От города до монастыря два километра через реку пешком и пятнадцать — в объезд, на машине. Раньше, когда Мокша имела обыкновение разливаться на много верст вокруг, монастырь торчал из воды циклопическим пряничным тортом. Теперь русло Мокши подправили, и вокруг Санаксар — подохшие болота. Мелиорация упростила жизнь, но шуганула рыбу. Еще десять лет назад монахи таскали голавля сетями прямо из-под монастырских стен. Сегодня голавль стал редкостью, и чтобы наловить рыбы, приходится топать несколько километров. Мелиорация вносит коррективы не только в гастрономию, но и в физкультуру.
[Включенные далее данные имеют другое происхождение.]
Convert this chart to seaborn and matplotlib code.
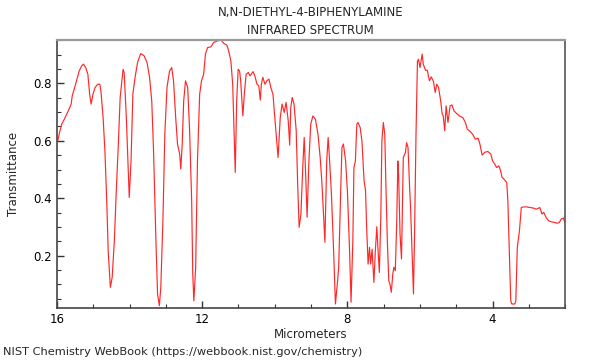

Санаксарский монастырь — практически ровесник мордовского православия. Мордву начали крестить в шестнадцатом веке, а оцерковление Санаксарской пустыни пошло примерно с середины семнадцатого. К началу царствия Екатерины II тут уже велось масштабное строительство, а к девятнадцатому веку Санаксарское подворье стало одной из крупнейший провинциальных братий. Здесь служил наместником дядя адмирала Федора Ушакова — в монашестве тоже Федор. И сам адмирал доживал свои дни по соседству — в деревне Алексеевка. На подъезде к Алексеевке стоит указатель — «Усадьба адмирала Ушакова». Если поехать в указанном направлении, попадаешь на холм с дюралюминиевой стеллой «Здесь была усадьба адмирала Ушакова». С холма открывается левитановский вид, через пустошь скачет черный монах на белой лошади, из лесу выходит приволакивающий ногу старик с корзиной грибов. Грибов в санаксарских лесах так же много, как при Ушаковых.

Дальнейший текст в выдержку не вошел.